Well into the second week of working on a new short story, and enjoying the writing process more than I have for a long time.
It's taken me eighteen months on sabbatical to get over the deeply ingrained habit of checking every few minutes to see how many words I've written, of feeling anxious that it's taking so long to get through a particular scene, of worrying that my time and effort has been wasted if I end up having to cut some or all of what I've written and start over the next day. Not to mention the voice of my Inner Editor nagging, "That scene is boring! That description is sappy! That conversation doesn't advance the plot! Nobody's going to like this. Give up and write something else."

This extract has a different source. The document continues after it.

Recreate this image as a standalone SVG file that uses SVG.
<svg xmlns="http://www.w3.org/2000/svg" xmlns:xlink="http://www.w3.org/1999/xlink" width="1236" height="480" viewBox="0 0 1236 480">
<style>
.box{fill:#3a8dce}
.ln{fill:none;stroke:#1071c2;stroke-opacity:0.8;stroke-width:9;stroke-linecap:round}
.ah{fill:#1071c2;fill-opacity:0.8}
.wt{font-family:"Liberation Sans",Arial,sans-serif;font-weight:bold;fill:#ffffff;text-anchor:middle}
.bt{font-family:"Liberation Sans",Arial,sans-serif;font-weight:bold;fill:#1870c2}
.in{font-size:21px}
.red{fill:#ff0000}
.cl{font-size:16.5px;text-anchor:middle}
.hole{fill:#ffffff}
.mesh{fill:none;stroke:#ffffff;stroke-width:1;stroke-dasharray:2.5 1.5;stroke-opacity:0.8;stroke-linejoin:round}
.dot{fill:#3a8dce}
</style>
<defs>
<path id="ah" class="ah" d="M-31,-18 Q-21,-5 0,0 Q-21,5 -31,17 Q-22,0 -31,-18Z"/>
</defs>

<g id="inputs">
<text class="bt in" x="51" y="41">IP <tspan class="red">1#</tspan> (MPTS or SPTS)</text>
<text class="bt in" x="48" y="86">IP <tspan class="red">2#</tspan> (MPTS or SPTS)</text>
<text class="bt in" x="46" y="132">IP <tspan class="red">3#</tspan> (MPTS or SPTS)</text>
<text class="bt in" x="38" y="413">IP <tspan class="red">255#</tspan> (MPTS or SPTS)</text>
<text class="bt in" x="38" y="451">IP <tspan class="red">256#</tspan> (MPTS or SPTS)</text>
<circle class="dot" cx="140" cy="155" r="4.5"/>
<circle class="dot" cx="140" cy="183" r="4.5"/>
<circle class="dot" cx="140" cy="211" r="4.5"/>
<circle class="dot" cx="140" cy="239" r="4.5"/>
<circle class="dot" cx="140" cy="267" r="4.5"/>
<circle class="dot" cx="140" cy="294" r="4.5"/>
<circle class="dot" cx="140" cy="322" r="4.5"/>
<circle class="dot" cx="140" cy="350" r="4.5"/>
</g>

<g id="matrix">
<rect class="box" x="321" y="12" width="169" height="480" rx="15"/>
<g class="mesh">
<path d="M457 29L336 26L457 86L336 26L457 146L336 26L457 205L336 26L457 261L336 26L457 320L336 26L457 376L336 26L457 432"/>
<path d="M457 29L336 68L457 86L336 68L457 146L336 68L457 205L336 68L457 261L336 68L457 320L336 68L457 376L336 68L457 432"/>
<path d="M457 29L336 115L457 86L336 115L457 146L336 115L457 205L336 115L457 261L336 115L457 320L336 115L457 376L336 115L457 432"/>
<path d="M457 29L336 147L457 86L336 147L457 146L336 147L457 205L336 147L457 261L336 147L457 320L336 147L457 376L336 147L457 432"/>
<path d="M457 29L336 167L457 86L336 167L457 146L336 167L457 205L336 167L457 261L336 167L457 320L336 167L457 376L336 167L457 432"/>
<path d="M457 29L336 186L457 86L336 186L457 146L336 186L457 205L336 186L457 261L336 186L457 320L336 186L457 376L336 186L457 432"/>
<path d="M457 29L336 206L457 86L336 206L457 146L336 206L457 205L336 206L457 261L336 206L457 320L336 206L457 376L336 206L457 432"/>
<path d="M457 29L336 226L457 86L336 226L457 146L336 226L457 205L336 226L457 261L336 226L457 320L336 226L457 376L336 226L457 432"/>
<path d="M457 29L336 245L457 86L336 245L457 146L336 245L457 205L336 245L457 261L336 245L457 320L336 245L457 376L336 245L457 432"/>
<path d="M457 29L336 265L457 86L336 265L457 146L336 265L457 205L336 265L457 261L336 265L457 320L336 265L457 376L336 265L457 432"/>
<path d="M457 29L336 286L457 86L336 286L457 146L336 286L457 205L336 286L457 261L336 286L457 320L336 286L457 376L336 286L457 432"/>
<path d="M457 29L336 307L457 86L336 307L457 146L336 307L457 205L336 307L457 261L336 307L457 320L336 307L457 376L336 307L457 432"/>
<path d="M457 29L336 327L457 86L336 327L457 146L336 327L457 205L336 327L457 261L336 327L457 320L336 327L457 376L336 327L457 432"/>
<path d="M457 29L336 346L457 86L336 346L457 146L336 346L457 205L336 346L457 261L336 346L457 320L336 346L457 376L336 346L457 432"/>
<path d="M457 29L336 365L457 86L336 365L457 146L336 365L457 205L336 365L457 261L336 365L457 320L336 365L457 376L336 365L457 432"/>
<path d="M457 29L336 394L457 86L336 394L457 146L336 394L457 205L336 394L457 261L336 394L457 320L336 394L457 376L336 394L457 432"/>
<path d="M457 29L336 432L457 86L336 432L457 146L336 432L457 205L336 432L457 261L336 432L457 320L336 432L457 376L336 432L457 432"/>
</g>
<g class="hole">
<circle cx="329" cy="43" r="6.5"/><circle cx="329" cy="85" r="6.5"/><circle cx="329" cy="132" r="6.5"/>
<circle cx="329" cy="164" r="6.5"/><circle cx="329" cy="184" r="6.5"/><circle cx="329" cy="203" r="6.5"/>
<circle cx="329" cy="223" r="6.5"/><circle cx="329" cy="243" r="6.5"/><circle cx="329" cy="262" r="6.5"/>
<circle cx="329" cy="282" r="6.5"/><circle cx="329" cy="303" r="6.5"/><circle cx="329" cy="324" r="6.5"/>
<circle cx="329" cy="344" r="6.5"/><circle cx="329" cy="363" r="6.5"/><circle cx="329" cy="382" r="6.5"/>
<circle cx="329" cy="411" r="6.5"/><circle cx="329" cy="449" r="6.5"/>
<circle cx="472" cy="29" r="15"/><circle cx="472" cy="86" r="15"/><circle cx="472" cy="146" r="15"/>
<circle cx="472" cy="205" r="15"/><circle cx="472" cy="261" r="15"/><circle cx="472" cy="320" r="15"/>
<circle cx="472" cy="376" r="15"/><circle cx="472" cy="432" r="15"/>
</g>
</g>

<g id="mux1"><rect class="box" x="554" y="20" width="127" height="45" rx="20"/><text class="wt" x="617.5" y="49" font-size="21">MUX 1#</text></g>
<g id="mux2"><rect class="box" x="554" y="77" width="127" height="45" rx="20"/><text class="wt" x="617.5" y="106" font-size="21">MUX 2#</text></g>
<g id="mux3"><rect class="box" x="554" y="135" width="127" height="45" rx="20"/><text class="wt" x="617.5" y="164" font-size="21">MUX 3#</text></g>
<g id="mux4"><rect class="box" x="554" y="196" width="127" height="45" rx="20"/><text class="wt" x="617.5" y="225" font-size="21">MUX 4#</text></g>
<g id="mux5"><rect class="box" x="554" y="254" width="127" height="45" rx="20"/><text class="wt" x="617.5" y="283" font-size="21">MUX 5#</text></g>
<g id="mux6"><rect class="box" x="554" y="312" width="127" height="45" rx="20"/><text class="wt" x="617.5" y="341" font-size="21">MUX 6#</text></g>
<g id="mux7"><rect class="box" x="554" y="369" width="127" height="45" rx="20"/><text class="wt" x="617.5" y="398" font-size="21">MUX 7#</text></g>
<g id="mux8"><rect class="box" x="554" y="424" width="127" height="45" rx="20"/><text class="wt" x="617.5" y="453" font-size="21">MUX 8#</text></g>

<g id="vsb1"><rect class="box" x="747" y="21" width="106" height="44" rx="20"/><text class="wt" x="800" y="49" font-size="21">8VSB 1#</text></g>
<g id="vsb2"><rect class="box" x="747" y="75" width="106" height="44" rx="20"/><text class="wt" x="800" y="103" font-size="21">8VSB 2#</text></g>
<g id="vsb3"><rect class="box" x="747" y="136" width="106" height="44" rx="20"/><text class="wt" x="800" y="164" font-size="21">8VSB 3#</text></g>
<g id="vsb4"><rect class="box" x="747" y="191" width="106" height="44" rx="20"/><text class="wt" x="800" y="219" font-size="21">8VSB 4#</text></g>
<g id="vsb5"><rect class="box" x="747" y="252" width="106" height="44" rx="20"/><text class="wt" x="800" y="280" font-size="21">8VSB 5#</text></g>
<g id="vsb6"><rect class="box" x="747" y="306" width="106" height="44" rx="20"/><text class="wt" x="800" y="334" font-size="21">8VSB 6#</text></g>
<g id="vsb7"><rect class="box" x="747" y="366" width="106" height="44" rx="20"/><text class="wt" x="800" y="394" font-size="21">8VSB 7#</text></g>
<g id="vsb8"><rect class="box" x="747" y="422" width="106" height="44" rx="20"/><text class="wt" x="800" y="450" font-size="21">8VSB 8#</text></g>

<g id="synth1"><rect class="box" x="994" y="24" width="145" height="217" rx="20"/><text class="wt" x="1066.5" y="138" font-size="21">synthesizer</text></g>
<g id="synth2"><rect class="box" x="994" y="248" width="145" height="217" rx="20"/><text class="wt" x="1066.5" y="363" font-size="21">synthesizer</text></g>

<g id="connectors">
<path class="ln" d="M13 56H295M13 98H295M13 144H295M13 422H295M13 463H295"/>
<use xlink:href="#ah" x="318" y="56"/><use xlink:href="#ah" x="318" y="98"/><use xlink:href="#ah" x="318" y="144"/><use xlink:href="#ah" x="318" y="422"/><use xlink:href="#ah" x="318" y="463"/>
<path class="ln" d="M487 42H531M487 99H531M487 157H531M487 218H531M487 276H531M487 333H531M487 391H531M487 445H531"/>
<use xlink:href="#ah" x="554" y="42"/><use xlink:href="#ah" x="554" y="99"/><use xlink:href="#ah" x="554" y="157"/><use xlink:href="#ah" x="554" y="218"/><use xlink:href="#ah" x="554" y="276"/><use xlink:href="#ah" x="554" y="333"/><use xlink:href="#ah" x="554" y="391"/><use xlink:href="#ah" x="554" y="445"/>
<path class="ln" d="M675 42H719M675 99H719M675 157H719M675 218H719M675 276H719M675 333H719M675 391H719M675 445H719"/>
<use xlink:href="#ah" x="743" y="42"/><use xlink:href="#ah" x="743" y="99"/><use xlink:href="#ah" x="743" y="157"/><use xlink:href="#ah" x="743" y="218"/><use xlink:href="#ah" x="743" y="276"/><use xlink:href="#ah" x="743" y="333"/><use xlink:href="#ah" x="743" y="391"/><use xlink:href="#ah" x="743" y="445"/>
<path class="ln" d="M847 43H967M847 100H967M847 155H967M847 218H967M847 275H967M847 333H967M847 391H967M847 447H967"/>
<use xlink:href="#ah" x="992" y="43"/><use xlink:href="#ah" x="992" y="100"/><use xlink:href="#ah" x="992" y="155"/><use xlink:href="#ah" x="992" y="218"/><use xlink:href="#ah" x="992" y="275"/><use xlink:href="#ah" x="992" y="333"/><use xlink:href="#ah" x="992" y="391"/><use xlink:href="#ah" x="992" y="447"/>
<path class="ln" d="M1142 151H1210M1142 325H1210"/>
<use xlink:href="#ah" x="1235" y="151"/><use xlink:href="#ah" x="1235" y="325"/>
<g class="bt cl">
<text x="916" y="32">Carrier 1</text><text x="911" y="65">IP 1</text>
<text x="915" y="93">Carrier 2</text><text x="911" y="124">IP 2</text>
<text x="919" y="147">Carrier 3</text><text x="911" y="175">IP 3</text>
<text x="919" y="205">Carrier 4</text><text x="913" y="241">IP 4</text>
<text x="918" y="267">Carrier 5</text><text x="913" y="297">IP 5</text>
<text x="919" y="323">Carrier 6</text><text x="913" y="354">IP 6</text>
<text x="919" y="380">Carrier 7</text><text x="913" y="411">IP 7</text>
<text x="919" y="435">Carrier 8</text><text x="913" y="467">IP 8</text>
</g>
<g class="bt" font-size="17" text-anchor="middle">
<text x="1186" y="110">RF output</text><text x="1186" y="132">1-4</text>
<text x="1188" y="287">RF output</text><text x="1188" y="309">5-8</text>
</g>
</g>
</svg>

It's not that I don't care anymore about making progress, or writing the best story I can. I'm just not measuring my work by the same rigid, merciless standards that used to suck away all the pleasure of writing for me. I don't have an outline for this story, just a vague notion of where I want it to end up and a few scattered ideas about how to get there -- and that's fine. I don't know who the audience for this story will be, or where I'm going to publish it once it's finished -- and that's fine, too. I'm writing it because I want to, not for the money or the market or the fear of losing my career if I don't. And that's the best feeling of all.
But it's taken me all this time to get there, because I drove myself so hard for so long, running on fear and guilt and sheer bloodyminded determination, that I couldn't remember how to write any other way.
Creative burnout is a real thing, ladies and gentlemen. Don't let it happen to you.